■ Problem to work on ■
Starting at the first line of the data below, write out each line exactly until you reach the line containing "0.95, 0.4, 0]", and include that line too.

■ Information supplied ■
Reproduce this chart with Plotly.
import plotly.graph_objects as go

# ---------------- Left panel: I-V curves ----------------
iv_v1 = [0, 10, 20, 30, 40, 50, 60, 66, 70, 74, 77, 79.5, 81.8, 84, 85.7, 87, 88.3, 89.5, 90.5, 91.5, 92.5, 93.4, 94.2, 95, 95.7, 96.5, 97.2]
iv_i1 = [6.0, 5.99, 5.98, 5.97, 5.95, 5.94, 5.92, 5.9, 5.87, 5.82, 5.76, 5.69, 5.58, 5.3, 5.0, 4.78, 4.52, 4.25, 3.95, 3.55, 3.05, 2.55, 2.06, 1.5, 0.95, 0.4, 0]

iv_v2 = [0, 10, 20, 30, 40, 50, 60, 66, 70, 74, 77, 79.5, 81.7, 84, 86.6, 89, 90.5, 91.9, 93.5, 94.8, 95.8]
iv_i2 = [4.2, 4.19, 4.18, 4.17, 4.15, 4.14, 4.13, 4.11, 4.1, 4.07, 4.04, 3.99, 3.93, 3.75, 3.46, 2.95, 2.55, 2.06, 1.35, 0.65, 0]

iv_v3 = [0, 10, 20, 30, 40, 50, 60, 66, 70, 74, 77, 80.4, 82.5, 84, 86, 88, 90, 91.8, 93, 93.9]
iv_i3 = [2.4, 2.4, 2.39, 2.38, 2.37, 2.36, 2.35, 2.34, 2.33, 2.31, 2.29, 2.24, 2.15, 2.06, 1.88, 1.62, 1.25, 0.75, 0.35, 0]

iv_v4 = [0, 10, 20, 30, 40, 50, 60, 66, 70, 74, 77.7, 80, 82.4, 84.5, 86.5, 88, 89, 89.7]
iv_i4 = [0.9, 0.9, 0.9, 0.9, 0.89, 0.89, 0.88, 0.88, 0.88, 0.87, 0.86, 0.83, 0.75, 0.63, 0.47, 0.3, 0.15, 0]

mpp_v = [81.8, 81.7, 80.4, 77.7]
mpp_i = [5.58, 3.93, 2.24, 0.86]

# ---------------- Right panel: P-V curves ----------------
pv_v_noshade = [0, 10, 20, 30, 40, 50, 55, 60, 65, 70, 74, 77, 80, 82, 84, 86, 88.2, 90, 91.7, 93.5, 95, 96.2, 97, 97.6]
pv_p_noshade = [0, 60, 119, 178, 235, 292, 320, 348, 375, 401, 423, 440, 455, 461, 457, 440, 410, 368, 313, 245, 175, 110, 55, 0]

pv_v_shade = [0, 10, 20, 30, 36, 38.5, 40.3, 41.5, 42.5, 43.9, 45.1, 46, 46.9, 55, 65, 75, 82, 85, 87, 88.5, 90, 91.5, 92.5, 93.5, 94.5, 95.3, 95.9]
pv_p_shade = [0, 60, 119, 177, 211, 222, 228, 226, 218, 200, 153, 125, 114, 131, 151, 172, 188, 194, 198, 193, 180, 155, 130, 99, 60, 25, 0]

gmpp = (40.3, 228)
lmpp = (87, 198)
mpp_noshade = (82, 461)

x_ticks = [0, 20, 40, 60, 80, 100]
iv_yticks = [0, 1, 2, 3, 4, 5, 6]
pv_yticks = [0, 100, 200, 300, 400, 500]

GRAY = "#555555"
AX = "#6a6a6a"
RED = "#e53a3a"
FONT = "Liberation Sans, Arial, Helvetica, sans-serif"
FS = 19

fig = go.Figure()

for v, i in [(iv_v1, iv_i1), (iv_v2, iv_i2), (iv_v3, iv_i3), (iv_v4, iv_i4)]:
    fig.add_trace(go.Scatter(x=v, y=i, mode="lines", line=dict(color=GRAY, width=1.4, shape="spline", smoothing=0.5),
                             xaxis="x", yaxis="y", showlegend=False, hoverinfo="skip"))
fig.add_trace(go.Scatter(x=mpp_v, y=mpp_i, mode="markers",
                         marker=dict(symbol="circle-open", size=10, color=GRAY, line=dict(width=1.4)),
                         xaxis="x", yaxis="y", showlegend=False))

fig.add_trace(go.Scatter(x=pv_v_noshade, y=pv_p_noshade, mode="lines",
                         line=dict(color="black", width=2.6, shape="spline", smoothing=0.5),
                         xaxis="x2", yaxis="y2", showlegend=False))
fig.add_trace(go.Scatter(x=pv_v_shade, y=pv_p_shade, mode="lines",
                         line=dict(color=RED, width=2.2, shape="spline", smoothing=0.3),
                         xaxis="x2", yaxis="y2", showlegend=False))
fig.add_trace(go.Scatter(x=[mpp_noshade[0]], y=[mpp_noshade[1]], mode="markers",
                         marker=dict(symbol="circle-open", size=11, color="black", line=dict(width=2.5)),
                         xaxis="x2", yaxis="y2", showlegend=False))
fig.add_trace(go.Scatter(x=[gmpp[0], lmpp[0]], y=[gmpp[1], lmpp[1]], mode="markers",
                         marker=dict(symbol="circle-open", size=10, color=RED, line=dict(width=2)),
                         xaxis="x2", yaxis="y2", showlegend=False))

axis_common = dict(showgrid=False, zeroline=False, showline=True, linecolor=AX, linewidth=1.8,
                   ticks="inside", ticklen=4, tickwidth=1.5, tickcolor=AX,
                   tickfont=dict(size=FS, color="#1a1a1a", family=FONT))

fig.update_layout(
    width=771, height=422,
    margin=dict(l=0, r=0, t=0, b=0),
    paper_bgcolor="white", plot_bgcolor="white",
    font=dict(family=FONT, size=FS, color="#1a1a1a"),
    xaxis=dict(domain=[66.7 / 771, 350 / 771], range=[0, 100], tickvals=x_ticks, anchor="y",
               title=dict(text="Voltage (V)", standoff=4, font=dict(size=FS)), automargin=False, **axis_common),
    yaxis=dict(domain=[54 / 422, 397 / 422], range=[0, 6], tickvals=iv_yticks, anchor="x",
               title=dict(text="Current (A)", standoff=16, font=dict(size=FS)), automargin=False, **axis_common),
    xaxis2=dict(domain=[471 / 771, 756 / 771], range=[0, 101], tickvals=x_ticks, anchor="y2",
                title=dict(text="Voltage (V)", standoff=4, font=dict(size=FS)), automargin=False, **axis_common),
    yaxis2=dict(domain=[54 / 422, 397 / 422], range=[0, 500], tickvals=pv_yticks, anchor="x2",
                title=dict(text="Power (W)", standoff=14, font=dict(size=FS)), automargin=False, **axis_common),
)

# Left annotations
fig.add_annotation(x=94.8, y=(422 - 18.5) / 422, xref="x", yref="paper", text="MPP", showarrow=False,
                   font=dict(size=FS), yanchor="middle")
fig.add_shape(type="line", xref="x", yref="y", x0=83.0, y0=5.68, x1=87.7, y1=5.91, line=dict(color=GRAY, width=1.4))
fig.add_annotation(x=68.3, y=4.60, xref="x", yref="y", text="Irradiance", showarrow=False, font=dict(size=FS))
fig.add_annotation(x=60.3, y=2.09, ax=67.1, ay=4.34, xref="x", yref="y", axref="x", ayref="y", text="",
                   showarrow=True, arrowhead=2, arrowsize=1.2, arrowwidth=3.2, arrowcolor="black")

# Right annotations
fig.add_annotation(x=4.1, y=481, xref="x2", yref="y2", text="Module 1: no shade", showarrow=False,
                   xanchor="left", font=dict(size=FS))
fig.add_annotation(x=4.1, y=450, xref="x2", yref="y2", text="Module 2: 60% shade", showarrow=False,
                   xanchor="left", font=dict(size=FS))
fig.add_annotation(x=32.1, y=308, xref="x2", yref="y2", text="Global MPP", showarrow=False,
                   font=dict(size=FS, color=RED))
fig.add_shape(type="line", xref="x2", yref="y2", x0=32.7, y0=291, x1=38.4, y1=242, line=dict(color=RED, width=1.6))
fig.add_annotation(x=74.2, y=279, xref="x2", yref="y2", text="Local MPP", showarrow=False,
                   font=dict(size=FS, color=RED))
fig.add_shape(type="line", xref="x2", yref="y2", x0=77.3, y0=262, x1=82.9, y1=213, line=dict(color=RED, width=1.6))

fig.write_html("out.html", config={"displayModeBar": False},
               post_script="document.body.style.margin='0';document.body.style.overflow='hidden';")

■ Response ■
Reproduce this chart with Plotly.
import plotly.graph_objects as go

# ---------------- Left panel: I-V curves ----------------
iv_v1 = [0, 10, 20, 30, 40, 50, 60, 66, 70, 74, 77, 79.5, 81.8, 84, 85.7, 87, 88.3, 89.5, 90.5, 91.5, 92.5, 93.4, 94.2, 95, 95.7, 96.5, 97.2]
iv_i1 = [6.0, 5.99, 5.98, 5.97, 5.95, 5.94, 5.92, 5.9, 5.87, 5.82, 5.76, 5.69, 5.58, 5.3, 5.0, 4.78, 4.52, 4.25, 3.95, 3.55, 3.05, 2.55, 2.06, 1.5, 0.95, 0.4, 0]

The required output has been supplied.